Because the self-interest of securities trading markets professionals in extracting fees and profits from fiduciary money is not aligned with either the purpose of Pensions & Endowments or the purpose of securities trading, but is, in fact, a corruption of the code of both fiduciary duty and the mathematics of securities trading.

And that corruption is spreading into Enterprise (the social responsibility of business is not, as Milton Friedman declared in his self-proclaimed Friedman Doctrine, to grow is profits: the role of business in society in more nuanced and human than that reductionist philosophy), and through Enterprise into both Civil Society and Politics, causing all four of our institutions of social choosing to break faith with their institutional agency/purpose/mission in the exercise of their institutional authority/power.

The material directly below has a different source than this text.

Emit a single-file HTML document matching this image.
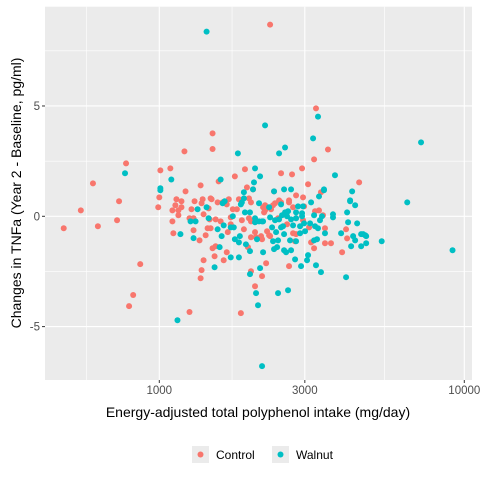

This pervasive and persistent failure of institutional power true to purpose is eroding the trust that is essential to social cohesion, and straining many of the stress points in the networks of connections that is the economy and society to, and sometimes past, their breaking points.

We can see these strains being acknowledged across a multiverse of social change advocacy campaigns that spans:

  • Action on climate inaction
  • Protecting democracy against rising populism/autocracy
  • Social Inequity across multiple vectors: wealth inequality, colonialism, racism, and such
  • Fixing Finance (through multiple theories of change, such as corporate social responsibility, responsible investing, sustainability, ESG [Environment, Social and Governance], DEI [Diversity, Equity and Inclusion], the SDGs [Sustainable Development Goals], shareholder activism, Impact investing, Blending Finance, and System Level Investing/Universal Ownership)
  • New Economy
  • Financing Nature
  • Planetary Health
  • Responsible Business
  • Responsible Investing
  • Impact Investing

What is missing is an appreciation for how all of these stress emanated from the same, single source: Asset Owners financing Corporate Power through Profit Extraction from Growth.

And that;s the problem Citizens Deliberation on Equity Paybacks can solve.

           
what kind of world
do we want
and how
can we make it happen?

Simon Mair, MEND Network


THIS is the world we want

THIS is how we can make it happen


allocating Fiduciary Money through Equity Paybacks from current cash flows through Enterprise, prioritized by contract for:

  • Suitability of the Technology to the circumstances prevailing at the time;
  • Duration of the social contract between Enterprise and popular choice over time; and
  • Dignity in how the business does business all the time, across all six vectors of cash flow through Enterprise, including:
    • Fair Trade, with suppliers;
    • Fair Engagement with communities, of place and of interest;
    • Fair Reckoning with the consequences, on Nature, Society and the Future;
    • Fair Working, in the workplace;
    • Fair Dealing, in the marketplace;
    • Fair Sharing, with savers whose savings are the “raw material” form which financiers fashion capital for business.